Read this quote from the movie Rounders:

“In “Confessions of a Winning Poker Player,” Jack King said, “Few players recall big pots they have won, strange as it seems, but every player can remember with remarkable accuracy the outstanding tough beats of his career.” It seems true to me, cause walking in here, I can hardly remember how I built my bankroll, but I can’t stop thinking about the way I lost it.”

That quote can be tied to investing with great accuracy.

One more quote that fits with the article I have written about the fear of losing money:

“They’re trying to goad me, trying to own me. But this isn’t a gunfight. It’s not about pride or ego. It’s only about money. I can leave now, even with Grama and KGB… and halfway to paying Petrovsky back. That’s the safe play. I told Worm you can’t lose what you don’t put in the middle. But you can’t win much either.”

What are you afraid of?

SEO Poker Tournament Results

Well, I played!
I played well but I didn’t finish in first or in the money.
Aside from the top prize of high quality links worth up to $1,000,000, the next five positions paid a total of $5,000 which was offered by Full Tilt Poker.

Only 38 bloggers (a little surprised) showed up to play in the tournament so my odds were high to finish “in the money” but I just couldn’t pull it out. I was trying to win and represent the stock bogging community but came up short. Here’s a list to all the participants of the 2nd SEO Poker Tournament.


I was the chip leader early on as you can see in the screenshot above.
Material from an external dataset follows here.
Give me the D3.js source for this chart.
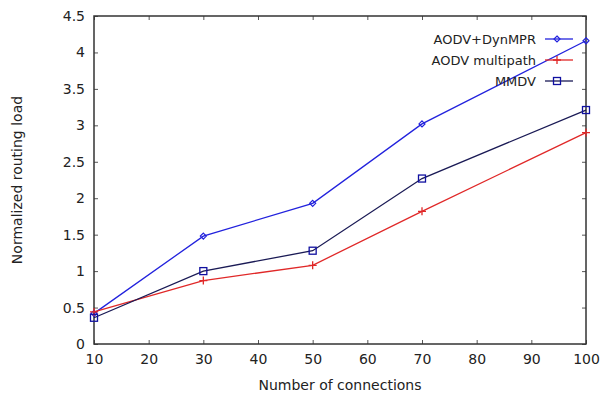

We all started with a stack of 3,000 chips and I quickly placed an all-in bet against another blogger and won with a straight versus two pairs. He slow-played the two pairs and I completed my straight draw on the turn. I just called his bet after making my straight and then pushed all-in after the river, hoping he would call. He did and I was now the chip leader but it was early in the tournament as 94% of the players were still game.

After a few rounds of play, some juggling of the players to different tables and a player break, I found myself in fourth place with 9,000 chips. The leader had about 14,000 chips at this time but I was still in excellent shape.

With 15 players left, I was dealt A-9 off-suit and decided to call a small raise from the small blind. Lucky for me, 7-9-9 came on the flop and I was now tempted to slow play a very powerful trips hand with top kicker. I called another small raise from a player and looked towards the turn. An eight fell and the board now looked like this: 7-9-9-8

I was first to bet with a pot near 1,000 chips and blinds at 150 & 300 (my stack was near 8,000 chips and my opponent was near 7,000 if I remember correctly). I bet out with 1,200 chips and he raised, to my surprise. I now thought he was bluffing or had the nuts with a 10-J. I was already pot committed so I got pissed and pushed all-in with my three 9’s and was called. A queen flipped on the river and he won with a straight and I was devastated late in the tournament with 1,100 chips and large blinds (relative to my new short stack).

I should have never slow-played the flop and placed a large enough bet to make him fold his draw before the turn. Like trading, you must take what is yours and I didn’t and got caught the same way I caught a player earlier in the tournament. My thinking was to take a substantial win which translates into greed and I was taught a lesson. Greed is bad in poker and in trading.

After the huge loss, I pushed all-in the next three hands and doubled my stack to 2,300 chips but was still in bug trouble as the leaders were now above 20,000 chips. On my final all-in, I had K-Q and I was called by someone with K-J (both hands were off-suit). I was dominating this hand and had great hopes of doubling-up once again but the flop came and a JACK was the middle card. My tournament ended with the flip of two more cards and I finished in 12th place. Half-way to the money (sixth place paid $450 in cash).


Overall, it was fun but I felt I could have placed in the money and will once again look to learn from my slow-play of a hand that was mine prior to the turn. The problem is: I gave it away with a thought of greed!

Congratulations to dnic24 of the PokerOwnageDOTcom Poker Forum for winning the grand prize.